Encore faut-il bien comprendre ce qui nous conduit à repousser de deux ans la suppression des juridictions de proximité – et non des juges de proximité, rappelons-le, dont la compétence et le travail ne sont pas mis en cause.

Nul ne l'ignore, la justice du quotidien a été ébranlée par la réforme brutale de la carte judiciaire. Tout le monde l'a rappelé, 178 tribunaux d'instance ont été supprimés. Mais je dois à l'honnêteté de dire que sept tribunaux ont été créés dont l'un dans ma ville de Flers ; il n'aurait pas été convenable de ne pas le mentionner…

C'est dire l'ampleur de la saignée. Dans le même temps, 7 % des postes de magistrats et 9 % des postes de fonctionnaires ont disparu. Paradoxalement, mais sans doute à juste titre, la loi portant réforme de la protection juridique des majeurs a pour conséquence de faire aujourd'hui obligation aux tribunaux d'instance d'avoir, d'ici à un an, achevé la révision d'un stock de 700 000 mesures de protection. Dans le même temps, les tribunaux d'instance doivent absorber le contentieux du surendettement, à tout le moins pour les deux tiers d'entre eux qui n'exerçaient pas cette compétence par délégation du tribunal de grande instance.

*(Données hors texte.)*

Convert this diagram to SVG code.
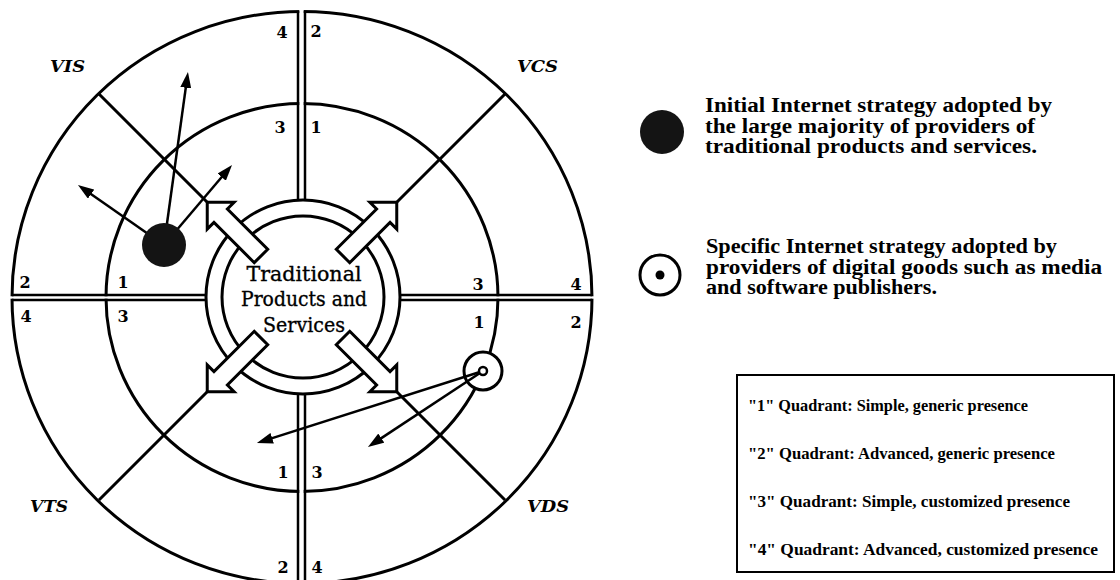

La charge est considérable. Tout cela peut paraître technique et juridique ; mais derrière, il y a des femmes, des hommes, des familles qui s'inquiètent pour leurs proches qui font l'objet d'une mesure de placement ou pour un dossier de surendettement qui ne pourrait pas être traité dans le délai d'un an, au risque de voir reprendre les procédures d'exécution.

Repousser la mise en oeuvre d'une mesure législative au motif que son impact a été mal calibré est toujours le signe d'une législation mal évaluée. Il n'en reste pas moins vrai que cette mesure est aujourd'hui totalement nécessaire.

Je souhaite que nous mettions à profit ce délai de deux ans dont nous allons disposer pour réorganiser la justice du quotidien afin de la rendre lisible, compréhensible et accessible. Je sais que Mme la garde des sceaux est très sensible à la nécessité de rapprocher la justice des citoyens. Il nous faudra pour ce faire redéfinir le périmètre de compétence des tribunaux d'instance et de grande instance.

L'idée de la création de tribunaux de première instance est certainement à creuser. On voit bien qu'elle n'est pas mûre aujourd'hui. Tout cela doit évidemment se faire dans la concertation. La Chancellerie m'assure que des groupes de travail sont actuellement mis en place sur ce point. L'idée à privilégier, Alain Tourret le disait, c'est la préservation des tribunaux d'instance comme lieu de premier recours, d'orientation, de guichet unique, d'institutionnalisation des audiences foraines. Mais, de grâce, faisons simple : évitons autant que faire se peut les seuils et les compétences croisées. C'est un jeu que les juristes affectionnent, mais un vrai dédale pour le citoyen.

La justice d'instance et de grande instance, c'est l'interface entre le pays et le monde judiciaire. Mettons à profit ces deux années pour conduire une réforme permettant à chacun de trouver son juge dans des conditions de proximité, de clarté et de délai raisonnable : nous aurons fait oeuvre utile.